Catherine Chen, Head of VIP & Institutional at Binance, said the program is a natural evolution of Binance’s mission to connect traditional finance with blockchain-based markets.

“Partnering with Franklin Templeton to offer tokenized real-world assets for off-exchange collateral settlement is a natural next step,” she said.“Innovating ways to use traditional financial instruments on-chain opens up new opportunities for investors.”

Binance noted growing institutional demand for stable, yield-bearing collateral that can settle continuously in 24/7 markets.

Custody and Settlement Supported by Ceffu

The custody and settlement infrastructure for the program is supported by Ceffu, Binance’s institutional crypto-native custody partner.

Ian Loh, CEO of Ceffu, said the initiative reflects the industry’s shift toward risk-managed trading models.

“Institutions increasingly require trading models that prioritize risk management without sacrificing capital efficiency,” Loh said.“This program demonstrates how off-exchange collateral can support institutional participation while maintaining strong custody and control.”

Expanding Strategic Collaboration Since 2025

The launch builds on Franklin Templeton and Binance’s strategic collaboration announced in September 2025, and expands both firms’ networks of off-exchange program partners.

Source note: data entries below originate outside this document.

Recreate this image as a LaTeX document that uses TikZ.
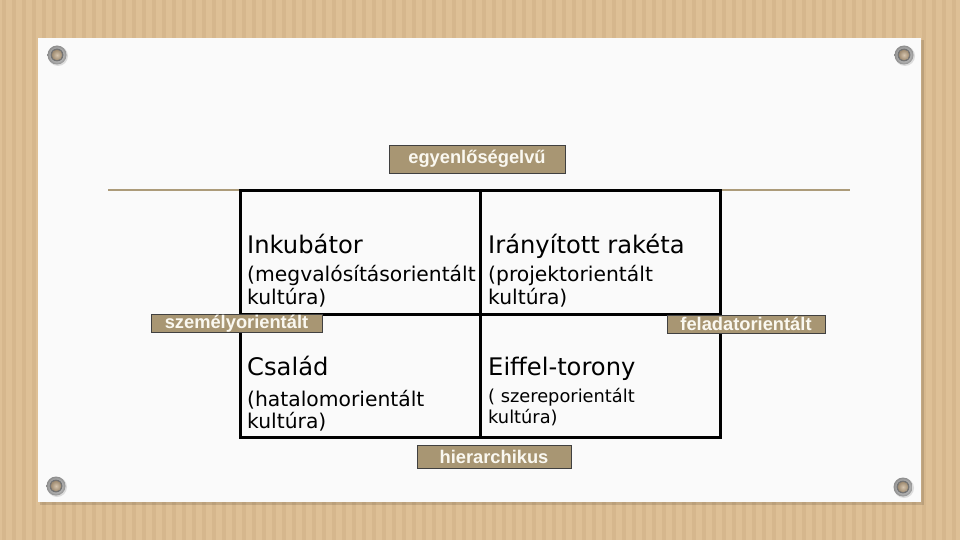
\documentclass[tikz,border=0pt]{standalone}
\usepackage{fontspec}
\setmainfont{DejaVu Sans}
\newfontfamily\labelfont{Liberation Sans}
\definecolor{wood}{RGB}{222,192,150}
\definecolor{wooddark}{RGB}{208,176,134}
\definecolor{paper}{RGB}{250,250,250}
\definecolor{tanline}{RGB}{172,155,122}
\definecolor{tagfill}{RGB}{168,150,115}
\definecolor{tagtext}{RGB}{250,248,240}
\definecolor{screwcore}{RGB}{196,172,140}
\tikzset{
  tag/.style={draw=black!75, line width=0.8pt, fill=tagfill, text=tagtext,
    font=\labelfont\bfseries\fontsize{18.3}{20}\selectfont, inner sep=0pt, anchor=center},
  title/.style={anchor=base west, inner sep=0pt, font=\fontsize{24.2}{28}\selectfont},
  sub/.style={anchor=base west, inner sep=0pt, font=\fontsize{20.3}{23}\selectfont},
  subsmall/.style={anchor=base west, inner sep=0pt, font=\fontsize{17.8}{21}\selectfont},
  gridline/.style={line width=3pt, black},
  screw/.pic={
    \fill[black!25, opacity=0.5] (1,1) circle (10);
    \shade[inner color=white, outer color=black!45] (0,0) circle (9.5);
    \fill[black!55] (0,0) circle (6.5);
    \shade[inner color=screwcore!70!white, outer color=screwcore!80!black] (0,0) circle (5.3);
  }
}
\begin{document}
\begin{tikzpicture}[x=1pt, y=-1pt]
\useasboundingbox (0,0) rectangle (960,540);
% wood background
\fill[wood] (0,0) rectangle (960,540);
\foreach \i in {0,...,95}{
  \fill[wooddark, opacity=0.55] (\i*10+2,0) rectangle (\i*10+6,540);
}
% paper
\fill[black, opacity=0.12] (40,40) rectangle (924,505);
\fill[paper] (38,38) rectangle (921,502);
% screws
\pic at (57,55) {screw};
\pic at (904,55) {screw};
\pic at (56,486) {screw};
\pic at (903,487) {screw};
% tan line
\coordinate (tl) at (108,190);
\coordinate (tr) at (850,190);
\draw[tanline, line width=1.6pt] (tl) -- (tr);
% grid
\coordinate (g1) at (240,190);
\coordinate (g2) at (720,190);
\coordinate (g3) at (720,437);
\coordinate (g4) at (240,437);
\coordinate (mt) at (480,190);
\coordinate (mb) at (480,437);
\coordinate (ml) at (240,314);
\coordinate (mr) at (720,314);
\draw[gridline] (g1) -- (g2) -- (g3) -- (g4) -- cycle;
\draw[gridline] (mt) -- (mb);
\draw[gridline] (ml) -- (mr);
% quadrant texts
\node[title] (q1t) at (247,253) {Inkubátor};
\node[sub] (q1a) at (247,281) {(megvalósításorientált};
\node[sub] (q1b) at (247,304) {kultúra)};
\node[title] (q2t) at (488,253) {Irányított rakéta};
\node[sub] (q2a) at (488,281) {(projektorientált};
\node[sub] (q2b) at (488,304) {kultúra)};
\node[title] (q3t) at (247,375) {Család};
\node[sub] (q3a) at (247,406) {(hatalomorientált};
\node[sub] (q3b) at (247,428) {kultúra)};
\node[title] (q4t) at (488,375) {Eiffel-torony};
\node[subsmall] (q4a) at (488,402) {( szereporientált};
\node[subsmall] (q4b) at (488,423) {kultúra)};
% tags
\node[tag, minimum width=176pt, minimum height=28pt] (top) at (477,159) {egyenlőségelvű};
\node[tag, minimum width=171pt, minimum height=18pt] (left) at (236.5,323.5) {személyorientált};
\node[tag, minimum width=158pt, minimum height=18pt] (right) at (746,324) {feladatorientált};
\node[tag, minimum width=154pt, minimum height=23pt] (bottom) at (494,456.5) {hierarchikus};
\end{tikzpicture}
\end{document}
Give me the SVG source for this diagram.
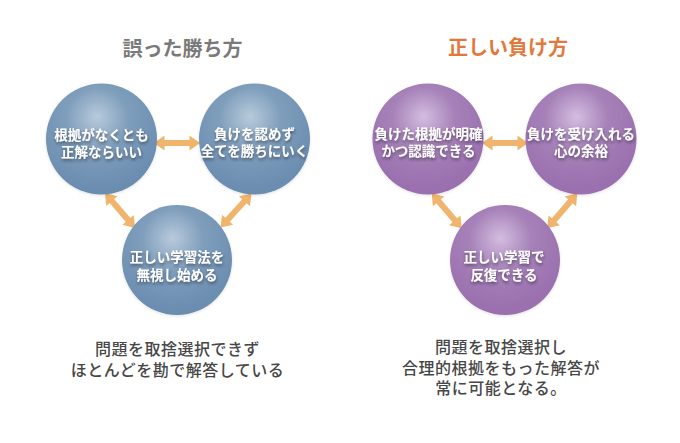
<svg xmlns="http://www.w3.org/2000/svg" xmlns:xlink="http://www.w3.org/1999/xlink" width="680" height="443" viewBox="0 0 680 443">
  <style>
    .title { font-family: "Noto Sans CJK JP", "Noto Sans", sans-serif; font-size: 20px; font-weight: bold; text-anchor: middle; }
    .t-gray { fill: #7a7a7a; }
    .t-orange { fill: #e2793c; }
    .node-text { font-family: "Noto Sans CJK JP", "Noto Sans", sans-serif; font-size: 13.5px; font-weight: bold; fill: #ffffff; text-anchor: middle; filter: url(#txtShadow); }
    .note { font-family: "Noto Sans CJK JP", "Noto Sans", sans-serif; font-size: 16px; font-weight: 500; fill: #474747; text-anchor: middle; letter-spacing: 0.5px; }
    .arrow { fill: #f0b46c; }
    .blue { fill: url(#gBlue); filter: url(#circShadow); }
    .purple { fill: url(#gPurple); filter: url(#circShadow); }
  </style>
  <defs>
    <radialGradient id="gBlue" cx="0.46" cy="0.33" r="0.62" fx="0.46" fy="0.3">
      <stop offset="0" stop-color="#b8cadb"/>
      <stop offset="0.45" stop-color="#7f9ebc"/>
      <stop offset="1" stop-color="#6b8db0"/>
    </radialGradient>
    <radialGradient id="gPurple" cx="0.46" cy="0.33" r="0.62" fx="0.46" fy="0.3">
      <stop offset="0" stop-color="#d4bde0"/>
      <stop offset="0.45" stop-color="#a682b9"/>
      <stop offset="1" stop-color="#9a6fae"/>
    </radialGradient>
    <filter id="circShadow" x="-20%" y="-20%" width="140%" height="140%">
      <feDropShadow dx="0" dy="1" stdDeviation="1.5" flood-color="#000" flood-opacity="0.12"/>
    </filter>
    <filter id="txtShadow" x="-10%" y="-30%" width="120%" height="170%">
      <feDropShadow dx="0.5" dy="2" stdDeviation="1.5" flood-color="#1a1a2a" flood-opacity="0.55"/>
    </filter>
    <path id="dbl" class="arrow" d="M-23,0 L-12.5,-7.5 L-12.5,-3 L12.5,-3 L12.5,-7.5 L23,0 L12.5,7.5 L12.5,3 L-12.5,3 L-12.5,7.5 Z"/>
  </defs>

  <rect width="680" height="443" fill="#ffffff"/>

  <text class="title t-gray" x="182.5" y="55.5">誤った勝ち方</text>
  <text class="title t-orange" x="508" y="55">正しい負け方</text>

  <g id="connectors">
    <use xlink:href="#dbl" transform="translate(177,143)"/>
    <use xlink:href="#dbl" transform="translate(120,210.5) rotate(49.4)"/>
    <use xlink:href="#dbl" transform="translate(236,210.5) rotate(132.4)"/>
    <use xlink:href="#dbl" transform="translate(505,143)"/>
    <use xlink:href="#dbl" transform="translate(446.7,210.8) rotate(49.4)"/>
    <use xlink:href="#dbl" transform="translate(562.3,210.8) rotate(130.6)"/>
  </g>

  <g id="w1">
    <circle class="blue" cx="101.5" cy="139" r="55.5"/>
    <text class="node-text" x="101.5" y="139.5">根拠がなくとも</text>
    <text class="node-text" x="101.5" y="157">正解ならいい</text>
  </g>
  <g id="w2">
    <circle class="blue" cx="254.5" cy="139" r="55.5"/>
    <text class="node-text" x="254.5" y="138.5">負けを認めず</text>
    <text class="node-text" x="254.5" y="156">全てを勝ちにいく</text>
  </g>
  <g id="w3">
    <circle class="blue" cx="177" cy="260" r="55"/>
    <text class="node-text" x="177" y="262">正しい学習法を</text>
    <text class="node-text" x="177" y="280">無視し始める</text>
  </g>

  <g id="r1">
    <circle class="purple" cx="428" cy="139" r="55.5"/>
    <text class="node-text" x="428.5" y="138.5">負けた根拠が明確</text>
    <text class="node-text" x="428.5" y="156">かつ認識できる</text>
  </g>
  <g id="r2">
    <circle class="purple" cx="581" cy="139" r="55.5"/>
    <text class="node-text" x="581" y="138.5">負けを受け入れる</text>
    <text class="node-text" x="581" y="156">心の余裕</text>
  </g>
  <g id="r3">
    <circle class="purple" cx="505" cy="260" r="55"/>
    <text class="node-text" x="504" y="262">正しい学習で</text>
    <text class="node-text" x="504" y="280">反復できる</text>
  </g>

  <g id="note-left">
    <text class="note" x="177.5" y="354.5">問題を取捨選択できず</text>
    <text class="note" x="177.5" y="376">ほとんどを勘で解答している</text>
  </g>
  <g id="note-right">
    <text class="note" x="501" y="353">問題を取捨選択し</text>
    <text class="note" x="501" y="373.5">合理的根拠をもった解答が</text>
    <text class="note" x="501" y="394">常に可能となる。</text>
  </g>
</svg>
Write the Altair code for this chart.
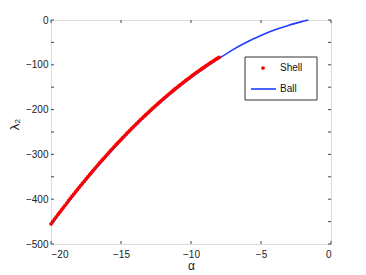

By leveraging Benji-issued tokenized money market fund shares, Franklin Templeton is extending regulated investment products into blockchain-enabled settlement environments, helping institutions:

  • Trade more efficiently

  • Maintain custody protections

  • Reduce liquidity friction

  • Access yield-bearing collateral in digital markets

Tokenization as the Next Institutional Infrastructure Layer

The program signals a broader trend: tokenized real-world assets are increasingly being adopted as institutional-grade infrastructure for digital finance.

With off-exchange collateral models gaining traction, the integration of regulated money market fund assets into crypto trading ecosystems could accelerate the convergence of traditional capital markets and blockchain-based financial systems.